Nonprofits' New Commuter Headache: Tax on Transportation Benefits

Does your tax-exempt organization provide transportation and parking benefits to employees? If so, you may have another commuter headache: a new tax. Under the tax reform law, a provision was added to the Internal Revenue Code that will likely require many tax-exempt organizations to pay unrelated business income tax (UBIT) on transportation benefits. Certain costs of qualified transportation, including transit passes, qualified parking and more, will now be taxed as unrelated business income at 21 percent.

The law added the following provision to the Internal Revenue Code: Internal Revenue Code (IRC) Section 512(a)(7): Increase in unrelated business taxable income by disallowed fringe.

This provision was an attempt to put exempt organizations on the same footing as taxable organizations that will no longer be able to deduct these costs as a result of the tax reform law. The provision is effective for amounts paid or incurred after Dec. 31, 2017.

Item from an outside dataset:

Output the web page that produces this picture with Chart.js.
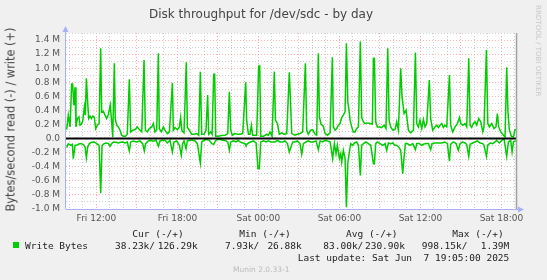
<!DOCTYPE html>
<html>
<head>
<meta charset="utf-8">
<script src="https://cdn.jsdelivr.net/npm/chart.js@4.4.1/dist/chart.umd.min.js"></script>
<style>
  body { margin: 0; background: #f0f0f0; }
  #wrap { position: relative; width: 547px; height: 280px; font-family: 'DejaVu Sans', sans-serif; }
  #wrap canvas { position: absolute; left: 0; top: 0; }
  .t { position: absolute; white-space: pre; line-height: 1; }
  .mono { font-family: 'DejaVu Sans Mono', monospace; font-size: 9.5px; color: #222; }
  #title { left: 149px; top: 8px; font-size: 12px; color: #444; }
  #ylab { left: 0; top: 0; width: 185px; text-align: center; font-size: 11.4px; color: #444;
          transform-origin: 0 0; transform: translate(5.5px, 212px) rotate(-90deg); }
  #rrd { left: 535px; top: 5px; font-size: 7.1px; color: #c8c8c8; writing-mode: vertical-rl; }
  #swatch { position: absolute; left: 13px; top: 242px; width: 6px; height: 6px; background: #00cc00; }
  #munin { left: 233px; top: 266px; font-size: 7.5px; color: #bbb; }
</style>
</head>
<body>
<div id="wrap">
  <canvas id="diskChart" width="547" height="280"></canvas>
  <div class="t" id="title">Disk throughput for /dev/sdc - by day</div>
  <div class="t" id="ylab">Bytes/second read (-) / write (+)</div>
  <div class="t" id="rrd">RRDTOOL / TOBI OETIKER</div>

  <div class="t mono" style="left:132.3px; top:229px">Cur (-/+)</div>
  <div class="t mono" style="left:239.3px; top:229px">Min (-/+)</div>
  <div class="t mono" style="left:346px; top:229px">Avg (-/+)</div>
  <div class="t mono" style="left:452.3px; top:229px">Max (-/+)</div>

  <div id="swatch"></div>
  <div class="t mono" style="left:25px; top:241px">Write Bytes</div>
  <div class="t mono" style="left:115px; top:241px">38.23k/</div>
  <div class="t mono" style="right:349.3px; top:241px">126.29k</div>
  <div class="t mono" style="left:225px; top:241px">7.93k/</div>
  <div class="t mono" style="right:245.3px; top:241px">26.88k</div>
  <div class="t mono" style="left:323.3px; top:241px">83.00k/</div>
  <div class="t mono" style="right:142px; top:241px">230.90k</div>
  <div class="t mono" style="left:421.7px; top:241px">998.15k/</div>
  <div class="t mono" style="right:37.7px; top:241px">1.39M</div>

  <div class="t mono" style="right:37.7px; top:252.5px">Last update: Sat Jun  7 19:05:00 2025</div>
  <div class="t" id="munin">Munin 2.0.33-1</div>
</div>
<script>
// time in hours since Fri 00:00, values in kB/s
const writeHours = [
  9.80,9.92,10.05,10.17,10.24,10.34,10.42,10.49,10.59,10.71,
  10.79,10.89,10.99,11.11,11.18,11.26,11.33,11.43,11.53,11.63,
  11.73,11.85,11.95,12.07,12.20,12.32,12.39,12.52,12.64,12.76,
  12.89,13.03,13.13,13.21,13.33,13.40,13.50,13.63,13.75,13.87,
  14.00,14.15,14.29,14.44,14.54,14.69,14.86,15.03,15.18,15.36,
  15.53,15.63,15.78,15.92,16.10,16.22,16.34,16.47,16.59,16.66,
  16.81,16.96,17.08,17.26,17.41,17.63,17.70,17.82,18.00,18.15,
  18.24,18.34,18.49,18.66,18.74,18.89,19.06,19.23,19.43,19.58,
  19.70,19.80,19.97,20.12,20.24,20.32,20.47,20.57,20.69,20.76,
  20.84,21.03,21.28,21.53,21.73,21.85,21.95,22.07,22.24,22.44,
  22.64,22.84,23.06,23.13,23.26,23.38,23.48,23.58,23.75,23.87,
  24.02,24.10,24.17,24.37,24.62,24.74,24.86,25.01,25.18,25.26,
  25.41,25.55,25.73,25.90,26.10,26.29,
  26.47,26.71,26.89,27.08,27.28,27.48,27.58,27.70,27.87,28.02,
  28.20,28.32,28.44,28.52,28.64,28.81,28.94,29.11,29.31,29.48,
  29.55,29.68,29.80,29.92,30.05,30.17,30.29,30.42,30.52,30.62,
  30.71,30.79,30.91,31.03,31.16,31.28,31.41,31.55,31.65,31.78,
  31.90,32.07,32.27,32.44,32.52,32.59,32.69,32.81,32.96,33.13,
  33.31,33.45,33.58,33.68,33.80,33.95,34.12,34.24,34.37,34.54,
  34.64,34.79,34.94,35.11,35.28,35.48,35.63,35.73,35.85,35.97,
  36.10,36.22,36.34,36.47,36.66,36.76,36.91,37.08,37.21,37.33,
  37.45,37.58,37.70,37.82,37.95,38.15,38.24,38.39,38.57,38.74,
  38.89,38.99,39.13,39.31,39.43,39.58,39.68,39.80,39.92,40.05,
  40.17,40.32,40.47,40.62,40.71,40.89,40.99,41.11,41.28,41.45,
  41.60,41.70,41.80,41.95,42.15,42.27,42.39,42.49,42.59,42.74,
  42.89,43.01,43.08
];
const writeKB = [
  128,333,166,775,775,476,728,166,285,309,
  190,204,252,452,333,856,594,285,319,285,
  319,300,143,190,214,1284,380,390,333,285,
  347,476,238,24,1070,285,190,166,119,48,
  33,33,62,842,95,119,128,166,128,95,
  1117,119,95,143,166,214,95,128,1213,143,
  95,166,119,71,95,794,119,157,128,166,
  300,109,81,1084,157,119,62,62,71,48,
  951,62,62,119,618,62,95,62,913,913,
  33,33,43,48,71,666,119,48,71,62,
  62,71,799,262,62,62,190,48,48,48,
  1032,1032,33,33,62,48,95,33,951,262,
  214,62,81,62,71,942,
  71,48,62,71,95,1070,119,62,119,128,
  62,48,1213,309,204,176,71,48,81,1155,
  166,119,143,190,214,300,333,380,1355,523,
  404,262,166,95,95,143,166,1379,300,238,
  214,223,214,204,1141,1141,238,166,166,157,
  190,143,1284,262,166,119,128,238,119,999,
  594,357,404,119,81,119,1222,214,166,262,
  143,271,166,214,832,285,119,166,190,157,
  190,214,157,190,166,903,190,95,166,214,
  300,214,190,214,166,1141,190,157,214,238,
  190,285,238,95,166,1260,214,166,214,143,
  166,357,166,95,48,24,1013,357,119,33,
  24,128,126
];

const readHours = [
  9.80,9.92,10.10,10.22,10.29,10.42,10.54,10.66,10.84,11.03,
  11.16,11.26,11.36,11.48,11.65,11.85,12.02,12.20,12.32,12.42,
  12.57,12.71,12.89,13.01,13.13,13.26,13.45,13.63,13.80,13.95,
  14.12,14.29,14.44,14.54,14.74,14.99,15.23,15.43,15.55,15.65,
  15.85,16.02,16.22,16.42,16.59,16.71,16.91,17.08,17.26,17.45,
  17.63,17.75,17.95,18.15,18.29,18.39,18.49,18.64,18.74,18.94,
  19.13,19.31,19.48,19.70,19.80,19.97,20.17,20.37,20.54,20.69,
  20.81,20.96,21.16,21.36,21.53,21.73,21.85,21.95,22.15,22.34,
  22.52,22.64,22.84,23.01,23.08,23.26,23.43,23.63,23.83,23.97,
  24.07,24.17,24.37,24.57,24.74,24.91,25.11,25.23,25.41,25.60,
  25.80,25.97,26.15,26.29,
  26.54,26.71,26.89,27.08,27.21,27.33,27.53,27.70,27.87,28.07,
  28.27,28.44,28.57,28.76,28.94,29.11,29.31,29.43,29.50,29.63,
  29.75,29.85,30.00,30.10,30.17,30.29,30.42,30.52,30.62,30.74,
  30.84,30.99,31.11,31.28,31.41,31.55,31.65,31.78,31.97,32.15,
  32.32,32.52,32.59,32.69,32.81,33.01,33.21,33.38,33.50,33.63,
  33.80,33.95,34.12,34.24,34.39,34.54,34.69,34.79,34.89,35.03,
  35.23,35.43,35.63,35.73,35.92,36.10,36.22,36.42,36.59,36.76,
  36.86,37.08,37.33,37.58,37.82,38.00,38.15,38.24,38.44,38.64,
  38.81,38.94,39.13,39.31,39.43,39.58,39.68,39.87,40.05,40.22,
  40.42,40.62,40.71,40.89,40.99,41.16,41.36,41.53,41.65,41.85,
  42.02,42.20,42.39,42.52,42.69,42.79,42.89,43.03,43.08
];
const readKB = [
  -128,-71,-95,-81,-285,-95,-95,-81,-71,-81,
  -119,-271,-119,-71,-52,-48,-71,-95,-775,-95,
  -71,-62,-71,-109,-71,-48,-52,-62,-52,-48,
  -62,-48,-176,-48,-33,-48,-33,-71,-176,-71,
  -33,-24,-38,-24,-109,-33,-24,-24,-62,-24,
  -190,-48,-33,-95,-238,-71,-33,-143,-33,-24,
  -24,-33,-71,-347,-48,-24,-14,-24,-71,-81,
  -33,-14,-14,-24,-24,-48,-166,-48,-33,-48,
  -24,-48,-62,-71,-95,-62,-48,-33,-62,-428,
  -428,-48,-33,-48,-33,-48,-48,-48,-24,-48,
  -48,-33,-71,-190,
  -48,-48,-33,-71,-223,-71,-48,-33,-48,-48,
  -33,-157,-33,-48,-24,-33,-48,-190,-285,-71,
  -214,-95,-285,-214,-333,-166,-285,-975,-357,-190,
  -71,-95,-62,-48,-95,-523,-95,-71,-48,-71,
  -95,-357,-357,-71,-48,-71,-95,-71,-166,-62,
  -71,-62,-95,-95,-119,-166,-499,-262,-71,-71,
  -95,-71,-157,-71,-71,-95,-81,-71,-71,-157,
  -71,-62,-62,-62,-48,-71,-319,-81,-48,-71,
  -166,-71,-48,-62,-81,-252,-81,-62,-48,-33,
  -62,-71,-95,-252,-95,-62,-71,-48,-24,-62,
  -24,-8,-252,-48,-24,-190,-48,-33,-38
];

const xTickHours = [12, 18, 24, 30, 36, 42];
const xTickLabels = ['Fri 12:00', 'Fri 18:00', 'Sat 00:00', 'Sat 06:00', 'Sat 12:00', 'Sat 18:00'];
const yTickValues = [-1000, -800, -600, -400, -200, 0, 200, 400, 600, 800, 1000, 1200, 1400];
const yTickLabels = ['-1.0 M', '-0.8 M', '-0.6 M', '-0.4 M', '-0.2 M', '0.0', '0.2 M', '0.4 M', '0.6 M', '0.8 M', '1.0 M', '1.2 M', '1.4 M'];

const majorGrid = 'rgba(255, 110, 110, 0.55)';
const minorGrid = '#cfcfcf';
const axisColor = '#a8b0f8';

Chart.defaults.font.family = "'DejaVu Sans', sans-serif";
Chart.defaults.font.size = 9;
Chart.defaults.color = '#555';

// white plot area, zero rule, munin style axes
const muninFrame = {
  id: 'muninFrame',
  beforeDraw(chart) {
    const { ctx, chartArea: a } = chart;
    ctx.save();
    ctx.fillStyle = '#fff';
    ctx.fillRect(a.left, a.top, a.right - a.left, a.bottom - a.top);
    ctx.restore();
  },
  afterDatasetsDraw(chart) {
    const { ctx, chartArea: a } = chart;
    const y0 = chart.scales.y.getPixelForValue(0);
    ctx.save();
    ctx.strokeStyle = '#000';
    ctx.lineWidth = 2;
    ctx.beginPath();
    ctx.moveTo(a.left, y0);
    ctx.lineTo(a.right, y0);
    ctx.stroke();
    ctx.restore();
  },
  afterDraw(chart) {
    const { ctx, chartArea: a } = chart;
    ctx.save();
    // right edge
    ctx.strokeStyle = '#a0a0a0';
    ctx.lineWidth = 1.5;
    ctx.beginPath();
    ctx.moveTo(a.right + 0.5, a.top);
    ctx.lineTo(a.right + 0.5, a.bottom);
    ctx.stroke();
    // axes
    ctx.strokeStyle = axisColor;
    ctx.fillStyle = axisColor;
    ctx.lineWidth = 1;
    ctx.beginPath();
    ctx.moveTo(a.left - 0.5, a.bottom);
    ctx.lineTo(a.left - 0.5, a.top - 3);
    ctx.moveTo(a.left, a.bottom + 0.5);
    ctx.lineTo(a.right + 3, a.bottom + 0.5);
    ctx.stroke();
    ctx.beginPath();
    ctx.moveTo(a.left - 3.5, a.top - 1);
    ctx.lineTo(a.left + 2.5, a.top - 1);
    ctx.lineTo(a.left - 0.5, a.top - 7);
    ctx.closePath();
    ctx.fill();
    ctx.beginPath();
    ctx.moveTo(a.right + 2, a.bottom - 2.5);
    ctx.lineTo(a.right + 2, a.bottom + 3.5);
    ctx.lineTo(a.right + 8, a.bottom + 0.5);
    ctx.closePath();
    ctx.fill();
    ctx.restore();
  }
};

const ctxDisk = document.getElementById('diskChart');
new Chart(ctxDisk, {
  type: 'line',
  data: {
    datasets: [
      {
        label: 'Write Bytes',
        data: writeHours.map((h, i) => ({ x: h, y: writeKB[i] })),
        borderColor: '#00cc00',
        borderWidth: 1.5,
        pointRadius: 0,
        fill: false
      },
      {
        label: 'Read Bytes',
        data: readHours.map((h, i) => ({ x: h, y: readKB[i] })),
        borderColor: '#00cc00',
        borderWidth: 1.5,
        pointRadius: 0,
        fill: false
      }
    ]
  },
  options: {
    responsive: false,
    animation: false,
    layout: { padding: { top: 33, right: 31, left: 0, bottom: 0 } },
    plugins: { legend: { display: false }, tooltip: { enabled: false } },
    scales: {
      x: {
        type: 'linear',
        min: 9.75,
        max: 43.08,
        afterBuildTicks: (s) => {
          const t = [];
          for (let h = 10; h <= 43; h++) t.push({ value: h });
          s.ticks = t;
        },
        afterFit: (s) => { s.height = 71; },
        grid: { color: (c) => (c.tick.value % 3 === 0 ? majorGrid : minorGrid), drawTicks: false },
        border: { display: false, dash: [1, 2] },
        ticks: {
          autoSkip: false,
          maxRotation: 0,
          padding: 4,
          callback: (v) => {
            const i = xTickHours.indexOf(v);
            return i >= 0 ? xTickLabels[i] : '';
          }
        }
      },
      y: {
        min: -1000,
        max: 1500,
        afterBuildTicks: (s) => {
          const t = [];
          for (let v = -1000; v <= 1500; v += 100) t.push({ value: v });
          s.ticks = t;
        },
        afterFit: (s) => { s.width = 66; },
        grid: { color: (c) => (c.tick.value % 200 === 0 ? majorGrid : minorGrid), drawTicks: false },
        border: { display: false, dash: [1, 2] },
        ticks: {
          autoSkip: false,
          padding: 6,
          callback: (v) => {
            const i = yTickValues.indexOf(v);
            return i >= 0 ? yTickLabels[i] : '';
          }
        }
      }
    }
  },
  plugins: [muninFrame]
});
</script>
</body>
</html>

Under this provision, certain qualified transportation fringe benefits, including those relating to parking garages, must be reported as unrelated business income (UBI). All tax-exempt organizations (and a college or university owned and operated by a state or other governmental unit) will have to include as unrelated business taxable income any amounts paid or incurred for any qualified transportation fringe benefits, including the following:

  • A ride in a commuter highway vehicle between the employee’s home and workplace

  • A transit pass

  • Qualified parking

While the first two categories are straightforward, nonprofits might be wondering what constitutes as qualified parking. Qualified parking is parking you provide to your employees on or near your business premises. It includes parking on or near the location from which your employees commute to work using mass transit, commuter highway vehicles or carpools. If an organization has its own garage that is used for parking that is already reported as UBI (e.g., parking for the general public), then the percentage of those costs attributable to the amount already included in its UBI does not have to be included in the amount treated as UBI under the new provision.

The UBIT on these employer costs is 21 percent at the federal level, and state taxes may apply as well. Organizations should consider making estimated tax payments on these taxes.

These employee fringe benefits are still excluded from an employee’s income. Employers can generally exclude the value of transportation benefits provided to an employee during 2018 from the employee’s wages up to the following limits[1]:

  • $260 per month for combined commuter highway vehicle transportation and transit passes

  • $260 per month for qualified parking

Even if the benefit is provided under a compensation reduction agreement, the payment will still result in UBIT for the organization. The only way the organization can avoid counting these benefits as UBI is to have the employee pay for the benefits with after-tax dollars.

Compensation Reduction Agreement Example:
For 2018, the monthly limit on the amount that may be excluded from an employee’s income for qualified parking benefits is $260. Commuter employees can receive both the transit and parking benefits up to $520 per month tax-free.

On a per employee basis, for commuter and transit passes only, $260 monthly is $3,120 annually, and the UBI tax on this amount at 21 percent is $655 plus state taxes, if applicable. With 100 employees, the federal tax alone would be $655 per employee and approximately $65,500 in total. To the extent your organization provides a commuter benefit of up to $520 per month, the UBI tax can be much more.

Actions nonprofits can take now:

  • Organizations should determine whether they provide these transportation and parking benefits, and if so, to how many employees, what kind and how much?

  • Calculate the estimated tax payments for Federal UBI and the state, if applicable.

  • If your organization has not filed Form 990-T in the past, enroll the organization in the Electronic Federal Tax Payment System in order to remit the taxes.